The land was commonly owned by all its residents, and revenue generated from the use of the land would be used for religious festivities, Lee said.
However, following the Japanese invasion of Taiwan in 1895, the religious organization was dissolved by the Japanese colonial government and placed under the local government, which was headquartered in Cih-you Temple at the time, she said.
“After World War II, ownership of the land became unclear as the Japanese colonial government collapsed, but before everything was straightened out, Cih-you Temple registered itself as owners of the land in the 1970s,” Lee said.
Separately yesterday, Chen Yuan-kuang (陳圓光), chairman of the Cih-you Temple’s Administrative Committee, said the land was given to Cih-you Temple as a tribute to the goddess Matsu by two settlers, brothers Lee Wei-chih (李維芝) and Lee Wu-hou (李武侯) during the Qing Dynasty and thus it has always been the temple’s property from then.
“We have negotiated with Mazutian residents, saying that if they pay the rent, we do not have to ask them to leave,” Chen said. “How would I explain to the public how the temple pays its property taxes every year, but allows residents to stay on the land without paying anything?”

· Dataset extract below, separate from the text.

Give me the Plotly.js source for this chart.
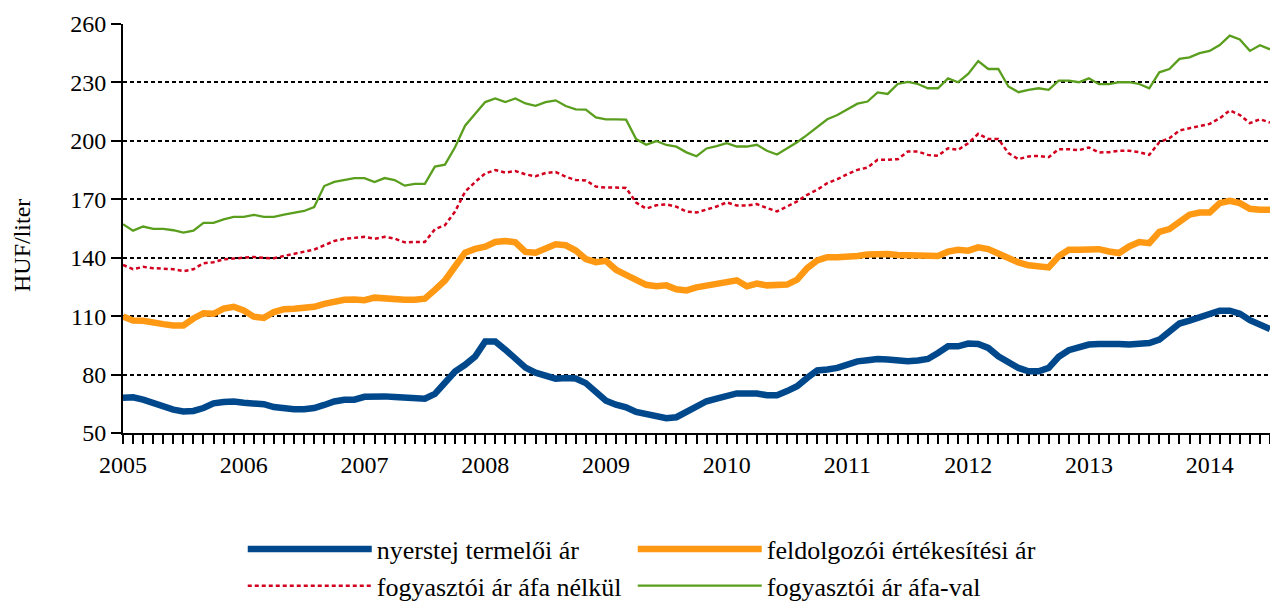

Lee Jung-tai said that Chen’s account was only half true.
“It’s true the brothers presented the land to Cih-you Temple, but if you look closer into the document, the brothers only gave 10 hectares of land to Cih-you Temple, not the entire 300 hectares,” she said, adding that besides the dispute on ownership, it was unacceptable that Puantang, built in 1914, would be torn down.
“Puantang is one of the very few remaining lay Buddhist sanctuaries in Taiwan, it bears important historical, cultural and religious value,” she said. “Cih-you Temple’s Matsu should not tear down the home of Puantang’s Mastu.”
Lay Buddhism is a religious faction based on a version of Buddhism that was once popular in Taiwan. The major difference between lay Buddhism and orthodox Buddhism is that its sanctuaries are usually administered by people who are not monks nor nuns, but are vegetarians. Lay Buddhism also blends elements of Taoism and Confucianism.